À l'orée 2014, Mathieu a pourtant été nommé à la tête du théâtre des Ateliers, au terme d'un long feuilleton tragi-comique, succession de passe d'armes entre les financeurs publics (Ville de Lyon, DRAC, Région) et Gilles Chavassieux, fondateur du lieu en 1975, entêté à ne pas lâcher son siège. Qu'à cela ne tienne, Joris Mathieu a d'ores et déjà annoncé vouloir mener les deux projets de front en cas de succès. Pour l'heure, c'est bien aux Ateliers qu'il fait sa rentrée avec l'annonce d'une saison composée à 80% de créations. Lui-même, en revanche, n'en proposera pas, préfèrant s'engager dans la co-production d'un spectacle de l'artiste visuel belge Miet Warlop (Dragging the Bone en mars). Placé au cœur de la Presqu'île, le lieu devrait par ailleurs multiplier les partenariats avec les salles (Célestins, Maison de la Danse, Croix-Rousse) et et festivals (Nuits Sonores, Micro-mondes, Lumière...) alentours, tout en demeurant axé sur les écritures contemporaines, que Mathieu abordera par le versant numérique qui lui est cher. Première représentation dès octobre avec Rêves/Kafka de Philippe Vincent. Autre nouvel arrivant qui était toutefois déjà dans les murs puisqu'il était programmateur du lieu : Marc Lesage est devenu co-directeur des Célestins au printemps. Il prend le poste de Patrick Penot, à la retraite mais qui compte bien maintenir son précieux festival de théâtre international Sens Interdits.
Vitalité
Aux portes de Lyon, le Toboggan et la Renaissance entrent également dans une nouvelle ère, tout en capitalisant sur des identités déjà bien affirmées. À Décines, après une saison de transition à moitié blanche, Sandrine Mini reprend en douceur les rènes des mains de Jean-Paul Bouvet et surtitre sa programmation «mémoire et transmission». Il sera avec elle toujours beaucoup question de danse contemporaine, mais aussi de musique (avec le Birds on a Wire de Rosemary Standley et Dom la Nena, par exemple), et d'un théâtre à la fois exigeant et accessible (Le Square, Ménélas rebétiko rapsodie).

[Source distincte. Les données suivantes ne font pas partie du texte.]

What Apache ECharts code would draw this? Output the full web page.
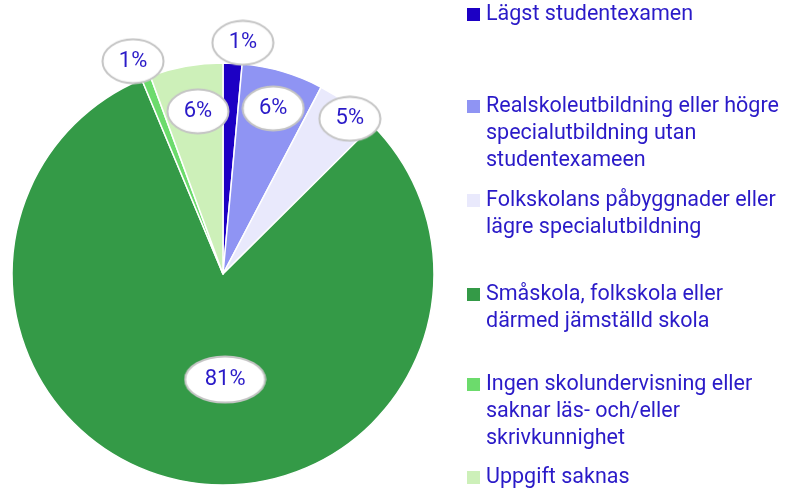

À Oullins, la Renaissance conserve son label étatique de scène conventionnée «pour le théâtre et la musique». Les tutelles ont désigné Gérard Lecointe pour succéder à Roland Auzet, reparti volontairement en compagnie après trois années à la tête de cet établissement. Un choix pertinent, le directeur et créateur des Percussions Claviers de Lyon semblant en outre particulièrement heureux d'avoir bâti (en un mois !) son projet «comme on compose une symphonie». On y trouve des concerts, des spectacles musicaux, du jeune public, mais aussi du théâtre "pur jus", avec notamment la très habile adaptation de L'Amant de Pinter par Olivier Maurin.
Stagnation
Enfin, un mot sur ceux qui n'arrivent ni ne partent. Ceux qui restent donc. Mais pour combien de temps ? Christian Schiaretti a passé, on l'a dit ailleurs, un sale été. Bien que victimes d'un tout autre contexte politique, les choix de programmation d'Anne Courel, à la tête du Théâtre Théo Argence de Saint-Priest depuis 2010, ont eux aussi été contestés, lorsqu'en mars dernier, les San priots ont choisi des édiles UMP pour succéder à l'élue socialiste Martine David. Le théâtre étant en régie directe, il revient au maire de signer les contrats et donc les valider. Or, une bonne moitié de la saison initialement prévue n'a pas été maintenue. L'adjointe à la culture Catherine Laval souhaitant «ouvrir le lieu à un plus large public», elle estime que les programmations antérieures «ne correspondaient pas suffisamment à la multiplicité des demandes et publics constitués par la population san priote», comme elle le déclarait en conseil municipal le 27 juin. Ce souhait, on ne peut plus légitime, de s'adresser à tous, s'incarne dans une saison enfin rendue publique ces jours-ci. Problème : elle apparait totalement incohérente, oscillant entre le très beau et novateur spectacle jeune public Même les chevaliers tombent dans l'oubli (en mars) et les opérettes de la compagnie Cala, la viscéralité du technophile David Gauchard (Ekaterina Ivanovna) et des Labiche à la sauce Bernard Rozet. Le politique et le culturel ont bien souvent des amours orageuses. Le Théâtre Théo Argence le démontre en ce moment à ses dépens.